start Source material

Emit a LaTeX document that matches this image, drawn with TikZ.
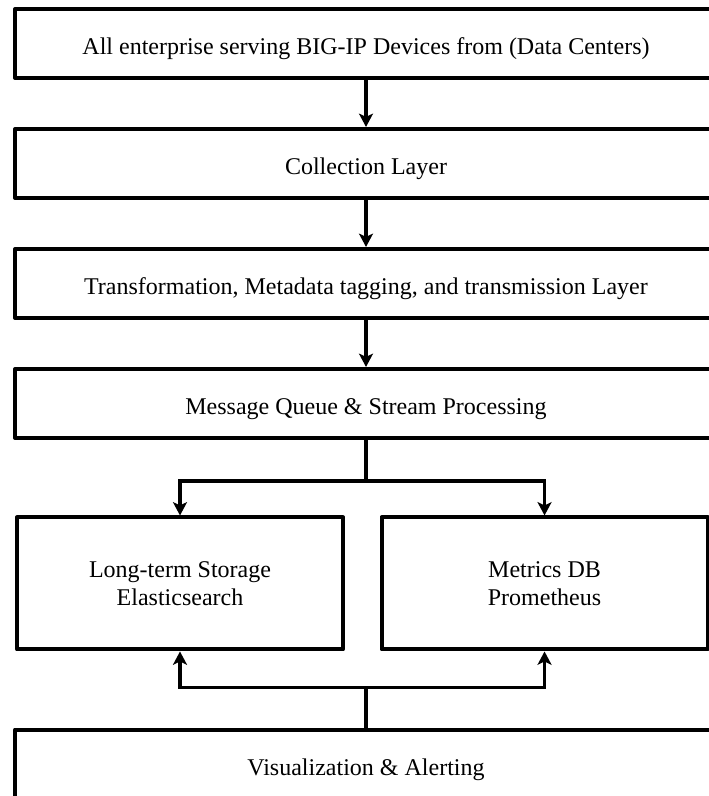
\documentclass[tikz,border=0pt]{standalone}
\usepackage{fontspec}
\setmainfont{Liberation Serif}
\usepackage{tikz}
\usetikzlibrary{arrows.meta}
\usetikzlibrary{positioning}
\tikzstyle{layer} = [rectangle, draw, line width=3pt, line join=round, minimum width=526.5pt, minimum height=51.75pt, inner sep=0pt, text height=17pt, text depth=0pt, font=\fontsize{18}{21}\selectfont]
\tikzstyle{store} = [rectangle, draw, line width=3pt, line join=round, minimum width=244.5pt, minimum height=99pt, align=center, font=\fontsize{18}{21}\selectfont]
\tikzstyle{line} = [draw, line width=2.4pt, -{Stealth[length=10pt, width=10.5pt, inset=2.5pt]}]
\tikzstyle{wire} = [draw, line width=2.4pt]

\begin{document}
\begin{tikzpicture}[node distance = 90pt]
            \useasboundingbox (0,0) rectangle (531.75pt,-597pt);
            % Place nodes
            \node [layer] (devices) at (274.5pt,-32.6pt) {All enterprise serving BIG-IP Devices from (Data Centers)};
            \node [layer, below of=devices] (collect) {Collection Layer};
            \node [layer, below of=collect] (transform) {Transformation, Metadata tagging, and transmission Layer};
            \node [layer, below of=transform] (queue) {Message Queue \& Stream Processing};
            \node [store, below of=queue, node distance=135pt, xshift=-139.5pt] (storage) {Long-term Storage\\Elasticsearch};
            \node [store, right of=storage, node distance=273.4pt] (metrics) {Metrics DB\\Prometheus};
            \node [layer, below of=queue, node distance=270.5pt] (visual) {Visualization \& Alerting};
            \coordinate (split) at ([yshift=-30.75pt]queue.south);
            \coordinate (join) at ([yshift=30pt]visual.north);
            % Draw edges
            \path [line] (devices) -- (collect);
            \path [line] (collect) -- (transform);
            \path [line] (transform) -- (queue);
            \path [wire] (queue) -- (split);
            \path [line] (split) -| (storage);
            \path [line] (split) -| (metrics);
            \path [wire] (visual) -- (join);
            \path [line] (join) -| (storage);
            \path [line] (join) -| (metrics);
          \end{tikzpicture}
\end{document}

end Source material

## [Task statement]
With the pictures left out, transcribe the material exactly.

## [Correct output]
Emit a LaTeX document that matches this image, drawn with TikZ.
\documentclass[tikz,border=0pt]{standalone}
\usepackage{fontspec}
\setmainfont{Liberation Serif}
\usepackage{tikz}
\usetikzlibrary{arrows.meta}
\usetikzlibrary{positioning}
\tikzstyle{layer} = [rectangle, draw, line width=3pt, line join=round, minimum width=526.5pt, minimum height=51.75pt, inner sep=0pt, text height=17pt, text depth=0pt, font=\fontsize{18}{21}\selectfont]
\tikzstyle{store} = [rectangle, draw, line width=3pt, line join=round, minimum width=244.5pt, minimum height=99pt, align=center, font=\fontsize{18}{21}\selectfont]
\tikzstyle{line} = [draw, line width=2.4pt, -{Stealth[length=10pt, width=10.5pt, inset=2.5pt]}]
\tikzstyle{wire} = [draw, line width=2.4pt]

\begin{document}
\begin{tikzpicture}[node distance = 90pt]
            \useasboundingbox (0,0) rectangle (531.75pt,-597pt);
            % Place nodes
            \node [layer] (devices) at (274.5pt,-32.6pt) {All enterprise serving BIG-IP Devices from (Data Centers)};
            \node [layer, below of=devices] (collect) {Collection Layer};
            \node [layer, below of=collect] (transform) {Transformation, Metadata tagging, and transmission Layer};
            \node [layer, below of=transform] (queue) {Message Queue \& Stream Processing};
            \node [store, below of=queue, node distance=135pt, xshift=-139.5pt] (storage) {Long-term Storage\\Elasticsearch};
            \node [store, right of=storage, node distance=273.4pt] (metrics) {Metrics DB\\Prometheus};
            \node [layer, below of=queue, node distance=270.5pt] (visual) {Visualization \& Alerting};
            \coordinate (split) at ([yshift=-30.75pt]queue.south);
            \coordinate (join) at ([yshift=30pt]visual.north);
            % Draw edges
            \path [line] (devices) -- (collect);
            \path [line] (collect) -- (transform);
            \path [line] (transform) -- (queue);
            \path [wire] (queue) -- (split);
            \path [line] (split) -| (storage);
            \path [line] (split) -| (metrics);
            \path [wire] (visual) -- (join);
            \path [line] (join) -| (storage);
            \path [line] (join) -| (metrics);
          \end{tikzpicture}
\end{document}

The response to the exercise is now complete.